_Exercise_:
Extract all lines that hold "matplotlib" from the records below.

....................

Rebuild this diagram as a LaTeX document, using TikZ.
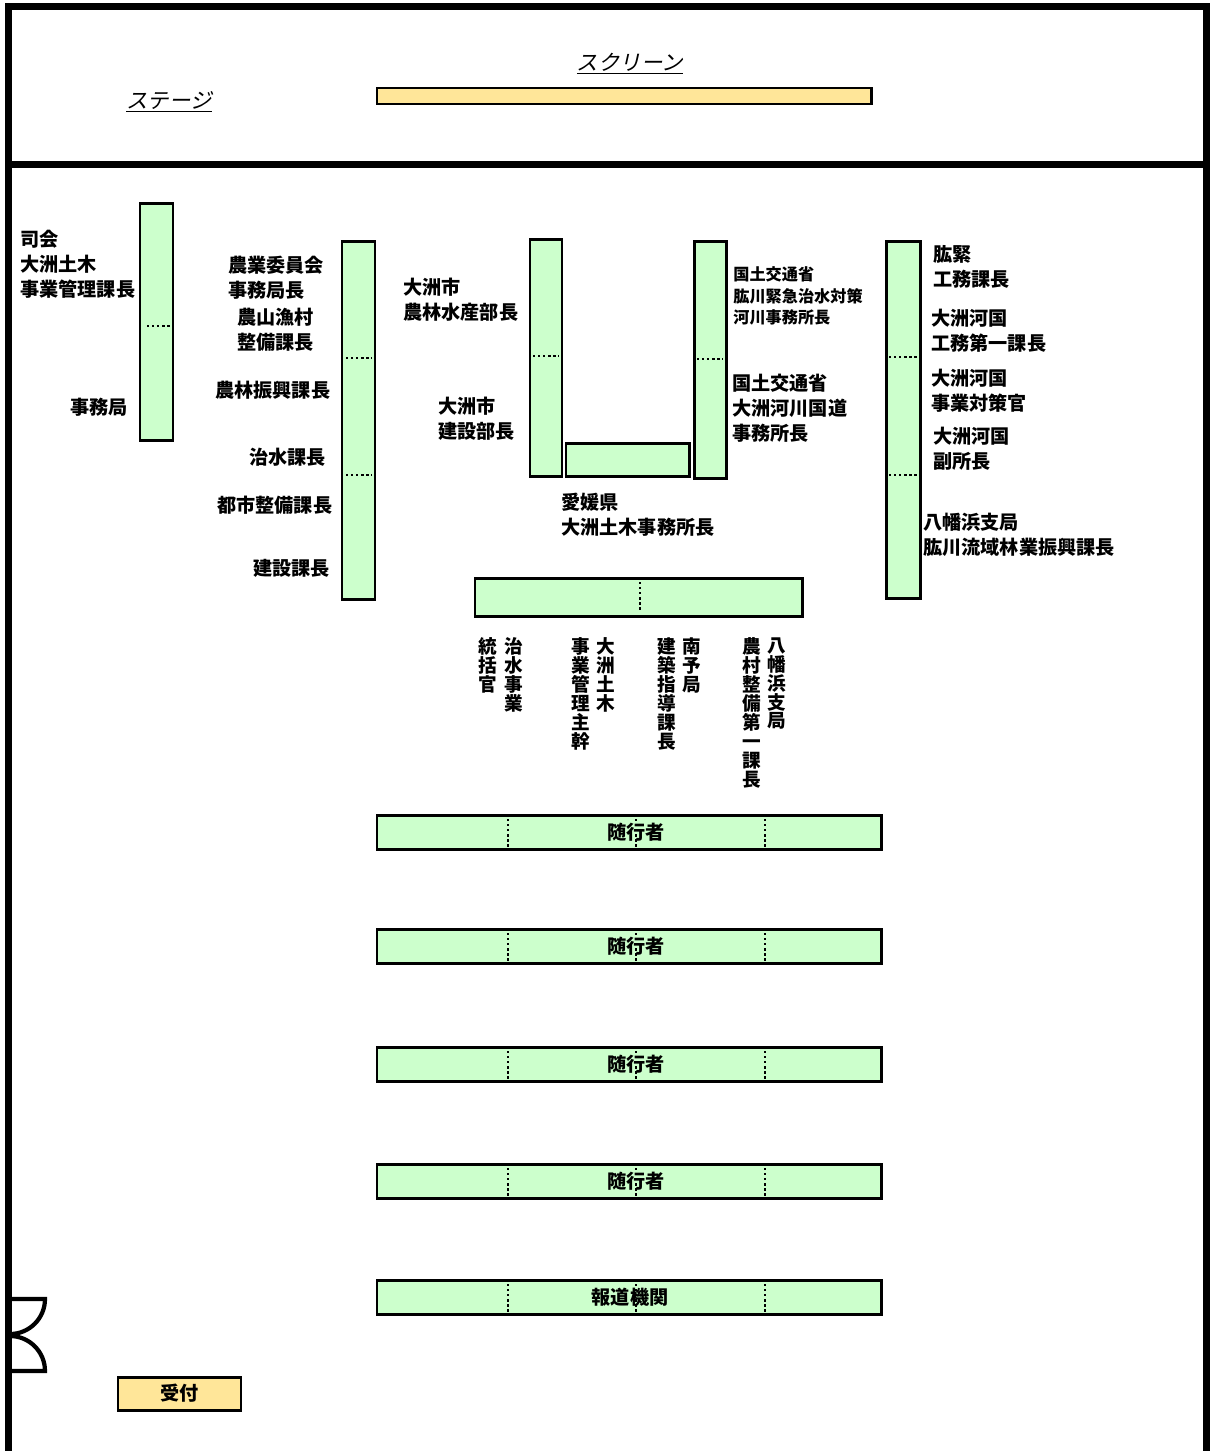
\documentclass[tikz,border=0pt]{standalone}
\usepackage{fontspec}
\setmainfont{Noto Sans CJK JP}
\newfontfamily\slantjp{Noto Sans CJK JP}[FakeSlant=0.22]
\usepackage{xcolor}
\definecolor{cDesk}{HTML}{CCFFCC}
\definecolor{cScreen}{HTML}{FFE699}
\usepackage{tikz}
\usetikzlibrary{positioning}
\newcommand\pxu{0.02cm}
\tikzset{
  line-wall/.style={line width=4pt,draw=black,line join=miter},
  line-door/.style={line width=2.4pt,draw=black},
  node-desk/.style={draw=black,line width=1.7pt,fill=cDesk,inner sep=0pt},
  node-screen/.style={draw=black,line width=1.7pt,fill=cScreen,inner sep=0pt,
    font=\bfseries\fontsize{10.9}{12}\selectfont},
  line-split/.style={line width=1.6pt,dash pattern=on 1.3pt off 1.6pt},
  label-seat/.style={font=\bfseries\fontsize{10.9}{14.2}\selectfont,
    inner sep=0pt,align=left,anchor=west},
  label-small/.style={font=\bfseries\fontsize{9.2}{12.3}\selectfont,
    inner sep=0pt,align=left,anchor=west},
  label-vert/.style={font=\bfseries\fontsize{10.6}{10.8}\selectfont,
    inner sep=0pt,align=center,anchor=north},
  label-row/.style={font=\bfseries\fontsize{10.9}{12}\selectfont,inner sep=0pt},
  label-area/.style={font=\slantjp\fontsize{12.2}{14}\selectfont,inner sep=0pt},
}
\begin{document}
\begin{tikzpicture}[x=0.02cm,y=-0.02cm]
  \useasboundingbox (0,0) rectangle (1210,1451);
  % walls and stage line
  \draw[line-wall] (8.5,1451) -- (8.5,6.5) -- (1206.5,6.5) -- (1206.5,1451);
  \draw[line-wall] (8.5,164.5) -- (1206.5,164.5);
  % door
  \draw[line-door] (10,1299) -- (45,1299) arc[start angle=0,end angle=90,radius=35];
  \draw[line-door] (10,1336) arc[start angle=-90,end angle=0,radius=35] -- (10,1371);
  % stage
  \node[node-screen,minimum width=494*\pxu,minimum height=16*\pxu] (screen) at (624,96) {};
  \node[label-area] (lbl-screen) at (630,64) {\underline{スクリーン}};
  \node[label-area] (lbl-stage) at (169,102) {\underline{ステージ}};

  % desks
  \node[node-desk,minimum width=33*\pxu,minimum height=237*\pxu] (desk-mc) at (156.5,321.5) {};
  \node[node-desk,minimum width=33*\pxu,minimum height=358*\pxu] (desk-left) at (358.5,420) {};
  \node[node-desk,minimum width=32*\pxu,minimum height=237*\pxu] (desk-city) at (546,357.5) {};
  \node[node-desk,minimum width=123*\pxu,minimum height=33*\pxu] (desk-pref) at (627.5,459.5) {};
  \node[node-desk,minimum width=32*\pxu,minimum height=237*\pxu] (desk-mlit) at (710,359.5) {};
  \node[node-desk,minimum width=34*\pxu,minimum height=357*\pxu] (desk-right) at (903,419.5) {};
  \node[node-desk,minimum width=327*\pxu,minimum height=38*\pxu] (desk-front) at (638.5,597) {};
  \draw[line-split] (147,326) -- (171,326);
  \draw[line-split] (346,358) -- (372,358);
  \draw[line-split] (346,475) -- (372,475);
  \draw[line-split] (533,356) -- (559,356);
  \draw[line-split] (697,359) -- (723,359);
  \draw[line-split] (889,357) -- (917,357);
  \draw[line-split] (889,475) -- (917,475);
  \draw[line-split] (640,582) -- (640,612);

  % seat labels
  \node[label-seat] (lbl-mc) at (20,264) {司会\\大洲土木\\事業管理課長};
  \node[label-seat] (lbl-sec) at (70,407) {事務局};
  \node[label-seat] (lbl-nogyo) at (228,278) {農業委員会\\事務局長};
  \node[label-seat] (lbl-sanson) at (237,330) {農山漁村\\整備課長};
  \node[label-seat] (lbl-rinshin) at (215,390) {農林振興課長};
  \node[label-seat] (lbl-chisui) at (249,457) {治水課長};
  \node[label-seat] (lbl-toshi) at (217,505) {都市整備課長};
  \node[label-seat] (lbl-kensetsu) at (253,568) {建設課長};
  \node[label-seat] (lbl-rinsui) at (403,300) {大洲市\\農林水産部長};
  \node[label-seat] (lbl-kenbu) at (438,419) {大洲市\\建設部長};
  \node[label-seat] (lbl-doboku) at (561,515) {愛媛県\\大洲土木事務所長};
  \node[label-small] (lbl-kinkyu) at (733,296) {国土交通省\\肱川緊急治水対策\\河川事務所長};
  \node[label-seat] (lbl-kokudo) at (732,408) {国土交通省\\大洲河川国道\\事務所長};
  \node[label-seat] (lbl-komu) at (933,267) {肱緊\\工務課長};
  \node[label-seat] (lbl-komu1) at (931,331) {大洲河国\\工務第一課長};
  \node[label-seat] (lbl-taisaku) at (931,391) {大洲河国\\事業対策官};
  \node[label-seat] (lbl-fuku) at (933,449) {大洲河国\\副所長};
  \node[label-seat] (lbl-yawata) at (923,535) {八幡浜支局\\肱川流域林業振興課長};

  % front desk, vertical labels
  \node[label-vert] (v-tokatsu) at (488,637) {統\\括\\官};
  \node[label-vert] (v-chisui) at (514,637) {治\\水\\事\\業};
  \node[label-vert] (v-kanri) at (581,637) {事\\業\\管\\理\\主\\幹};
  \node[label-vert] (v-doboku) at (606,637) {大\\洲\\土\\木};
  \node[label-vert] (v-kenchiku) at (667,637) {建\\築\\指\\導\\課\\長};
  \node[label-vert] (v-nanyo) at (692,637) {南\\予\\局};
  \node[label-vert] (v-noson) at (752,637) {農\\村\\整\\備\\第\\一\\課\\長};
  \node[label-vert] (v-yawata) at (777,637) {八\\幡\\浜\\支\\局};

  % rows at the back
  \foreach \ry in {832,946,1064,1181,1297} {
    \node[node-desk,minimum width=504*\pxu,minimum height=34*\pxu] (row-\ry) at (629,\ry) {};
    \foreach \rx in {508,636,765}
      \draw[line-split] (\rx,\ry-13) -- (\rx,\ry+15);
  }
  \node[label-row] (lbl-row1) at (636,832) {随行者};
  \node[label-row] (lbl-row2) at (636,946) {随行者};
  \node[label-row] (lbl-row3) at (636,1064) {随行者};
  \node[label-row] (lbl-row4) at (636,1181) {随行者};
  \node[label-row] (lbl-press) at (630,1297) {報道機関};

  % reception
  \node[node-screen,minimum width=123*\pxu,minimum height=33*\pxu] (reception) at (179.5,1393.5) {受付};
\end{tikzpicture}
\end{document}
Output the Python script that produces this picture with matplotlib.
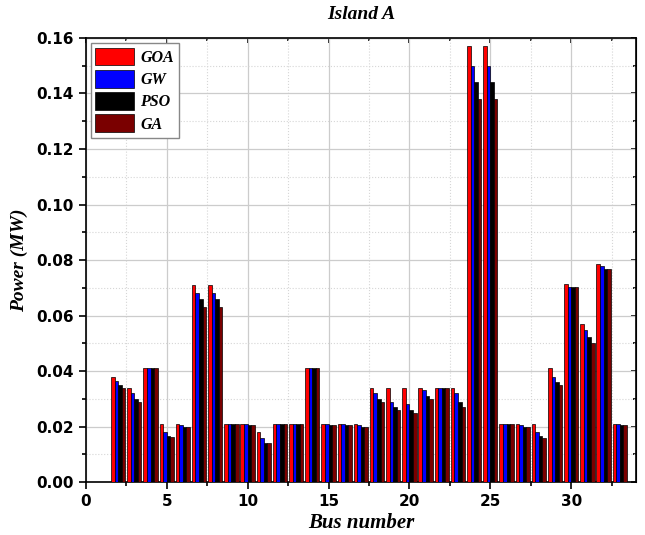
import numpy as np
import matplotlib
matplotlib.use("Agg")
import matplotlib.pyplot as plt
from matplotlib.ticker import MultipleLocator

# Bus numbers and power per algorithm (MW)
buses = list(range(2, 34))
goa = [0.038, 0.034, 0.0412, 0.021, 0.021, 0.071, 0.071, 0.021, 0.021, 0.018,
       0.021, 0.021, 0.0412, 0.021, 0.021, 0.021, 0.034, 0.034, 0.034, 0.034,
       0.034, 0.034, 0.157, 0.157, 0.021, 0.021, 0.021, 0.041, 0.0712, 0.057,
       0.0786, 0.021]
gw = [0.0365, 0.032, 0.0412, 0.018, 0.0205, 0.068, 0.068, 0.021, 0.021, 0.016,
      0.021, 0.021, 0.0412, 0.021, 0.021, 0.0205, 0.032, 0.029, 0.028, 0.033,
      0.034, 0.032, 0.150, 0.150, 0.021, 0.0205, 0.018, 0.038, 0.0703, 0.0548,
      0.0778, 0.021]
pso = [0.035, 0.030, 0.041, 0.0165, 0.020, 0.066, 0.066, 0.021, 0.0205, 0.014,
       0.021, 0.021, 0.041, 0.0205, 0.0205, 0.020, 0.030, 0.027, 0.026, 0.031,
       0.034, 0.029, 0.144, 0.144, 0.021, 0.020, 0.0165, 0.036, 0.0703, 0.0523,
       0.0768, 0.0205]
ga = [0.034, 0.029, 0.041, 0.0162, 0.020, 0.063, 0.063, 0.021, 0.0205, 0.014,
      0.021, 0.021, 0.041, 0.0205, 0.0205, 0.020, 0.029, 0.026, 0.025, 0.030,
      0.034, 0.027, 0.138, 0.138, 0.021, 0.020, 0.016, 0.035, 0.0703, 0.050,
      0.0768, 0.0205]

series = [("GOA", goa, "#ff0000"), ("GW", gw, "#0000ff"),
          ("PSO", pso, "#000000"), ("GA", ga, "#7a0000")]

fig = plt.figure(figsize=(6.45, 5.35), dpi=100)
ax = fig.add_axes([0.133, 0.099, 0.853, 0.830])

x = np.array(buses, dtype=float)
w = 0.22
for i, (name, vals, col) in enumerate(series):
    ax.bar(x + (i - 1.5) * w, vals, width=w, color=col, edgecolor="black",
           linewidth=0.5, label=name, zorder=3)

ax.set_xlim(0, 34)
ax.set_ylim(0, 0.16)
ax.xaxis.set_major_locator(MultipleLocator(5))
ax.xaxis.set_minor_locator(MultipleLocator(2.5))
ax.yaxis.set_major_locator(MultipleLocator(0.02))
ax.yaxis.set_minor_locator(MultipleLocator(0.01))
ax.yaxis.set_major_formatter(matplotlib.ticker.FormatStrFormatter("%.2f"))

ax.grid(which="major", color="#cccccc", linewidth=0.9, zorder=0)
ax.grid(which="minor", color="#d6d6d6", linewidth=0.8, linestyle=":", zorder=0)
ax.set_axisbelow(True)

ax.tick_params(which="both", direction="out", top=False, right=False, width=1.2)
ax.tick_params(which="major", length=5)
ax.tick_params(which="minor", length=3)
sec_x = ax.secondary_xaxis("top")
sec_x.xaxis.set_major_locator(MultipleLocator(5))
sec_x.xaxis.set_minor_locator(MultipleLocator(2.5))
sec_x.tick_params(which="both", direction="in", labeltop=False, width=1.2)
sec_y = ax.secondary_yaxis("right")
sec_y.yaxis.set_major_locator(MultipleLocator(0.02))
sec_y.yaxis.set_minor_locator(MultipleLocator(0.01))
sec_y.tick_params(which="both", direction="in", labelright=False, width=1.2)

for lab in ax.get_xticklabels() + ax.get_yticklabels():
    lab.set_fontweight("bold")
    lab.set_fontsize(11)
for sp in ax.spines.values():
    sp.set_linewidth(1.2)

serif = {"family": "Liberation Serif", "weight": "bold", "style": "italic"}
ax.set_title("Island A", fontsize=14, pad=14, **serif)
ax.set_xlabel("Bus number", fontsize=15, labelpad=3, **serif)
ax.set_ylabel("Power (MW)", fontsize=14, labelpad=6, **serif)

leg = ax.legend(loc="upper left", prop={"family": "Liberation Serif", "weight": "bold",
                "style": "italic", "size": 11.5}, handlelength=2.4, handleheight=1.35,
                fancybox=False, edgecolor="#888888", framealpha=1,
                borderaxespad=0.3, labelspacing=0.25, handletextpad=0.4,
                borderpad=0.3)

fig.savefig("out.png", dpi=100)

....................

_Answer for the task_:
Output the Python script that produces this picture with matplotlib.
import matplotlib
matplotlib.use("Agg")
import matplotlib.pyplot as plt
from matplotlib.ticker import MultipleLocator
ax.yaxis.set_major_formatter(matplotlib.ticker.FormatStrFormatter("%.2f"))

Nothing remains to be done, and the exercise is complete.